Authorities plan to construct a visitor’s center and other buildings in the epicenter of where 250,000 Jews were slaughtered in Sobibor, a former death camp in Poland.
The construction is to begin next year and it was approved by an international committee which includes representatives from Israel’s Yad Vashem. The project is estimated to cost $5 million and is to make Sobibor one of the last extermination camps to include a tourist infrastructure.
Selma Engel, one of seven remaining survivors of Sobibor who was able to escape from the camp in 1943 when the prisoners revolted. 300 Jewish prisoners fled into the forest after all of the SS masters were killed by the prisoners. However, only 50 escapees survived.
Engle held an interview with the Times of Israel and she stated that she was glad that something was being done at the camp. She tells that no one knew about Sobibor and the horrors that was going on inside of the camp.
Unfortunately, not everyone shares the same sentiments as Ms. Engel. Even the archeologists who have excavated at the camp since 2007. In their mind, the site’s historical integrity and the future prospects will be more beneficial if the buildings were outside of the camp, not perched on top of Holocaust-era remains.
Yoram Haimi, an Israeli archeologist, believes that the building should be off the camp. Not only is the building being built on the site, but there is a long wall being built too.
In 2006, Haimi learned that two of his uncles were executed at Sobibor. Within a year, the researched arrived on-site at the extermination camp. He was joined by Wojtek Mazurek, a Polish archeologist.
For seven years, the pair have discovered thousands of personal effects that belonged to the Jewish victims. They remapped key locations of the camp by unearthing fences, buildings, and what is believed to be an escape tunnel.
The future visitor center is going to be built in Camp 2. Camp 2 is where the victims undressed and gave up their personal valuables before they were sent down the “Road to Heaven,” a pathway that lead toward the gas chambers.
The path was once camouflaged and surrounded by barbed wire. The two archaeologists discovered the path during earlier excavations and ended a decades-long debate about the exact location.

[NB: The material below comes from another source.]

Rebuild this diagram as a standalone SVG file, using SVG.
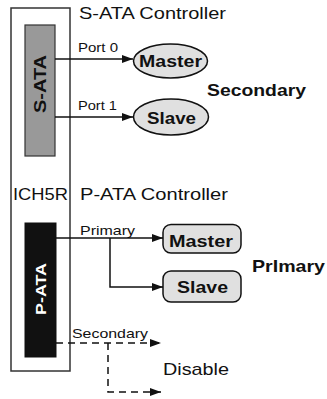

In the end of 2013, archaeologists uncovered a metal nameplate that belonged to Ms. Annie Kapper—a Jewish girl from Amsterdam who was murdered, and a shovel.
The newest excavation produced several complete skeletons—perhaps they were Poles who were killed by Soviet soldiers. They also uncovered open air cremation pits that were close to mass graves which the total of mass graves to nine.
Haimi shared a grizzly detail of the odor of being so close to the pits. He recalls that they could still smell the decaying fluids of all the dead bodies when they excavated near the mass graves—even 70 years later.
While Hami and Mazurek excavated at Sobibor, the Polish-German Reconciliation Foundation began fundraising attempts for the visitor center. In 1991, the foundation was created to assist Nazi victims and promote dialogue, the foundation was able to distribute over a billion dollars to 700,000 victims—including funding several projects like Sobibor.
The Polish government’s Sobibor committee included representatives from Israel, the Netherlands and the Slovak Republic. Working closely with the foundation, committee unanimously voted to construct a visitors center in 2012. Along with the visitors center, a museum and a new memorial structure will be erected. The Majdanek State Museum, which oversees activities the activities of the Majdanek and Belzec ex-death camps, were asked to supervise the Sobibor project.
The deputy minister praised the committee for funding for over half a decade of excavations in Sobibor. The project was noted to be “unprecedented scope and scale.”
The design of the visitor’s center was chosen through an international architectural competition which was held last year. The one-story building was chose from 63 other submissions and it will include close to 10,000 square feet of exhibition halls, classrooms, and a cafeteria.
The plans for the project call for a memorial wall which will be an estimated mile long. It will run between the visitor center and the mass graves, parallel to the “Road to Heaven.” The wall will be inscribed with information regarding the camp and it will circle the graves and the “ash mountain” memorial.
Some Holocaust educators felt that the plans for the camp was long overdue and were welcomed. For decades, Sobibor was the least visited of the former camps, partially because of its remote location and the lack of tourist facilities.
In a response to the archeologists’ concern about building on the Sobibor grounds, the deputy minister, Zuchowski said there was extensive researched conducted at the proposed site. He stated that it is not acceptable to have a permanent archeological zone in an area of eternal rest and the place was much like a cemetery.
When the construction is set to begin next year, archeologists will be close by to supervise and halt construction to retrieve artifacts as permitted by Polish law.
For six years the University of Hartford produced the “Sobibor Documentation Project” which was continual recordings from each excavation season. The documentary film about the digs is called “Deadly Deception at Sobibor,” and is in post-production.
The question of building inside the camp revolves around conflicted interests. This includes the pull between historical and commemorative motives, a professor of Judaic studies, James Young, states. Young is an author of several books about the memory of the Holocaust.
Those who visit Sobibor will experience what Young has called a collapse between forensics and memory.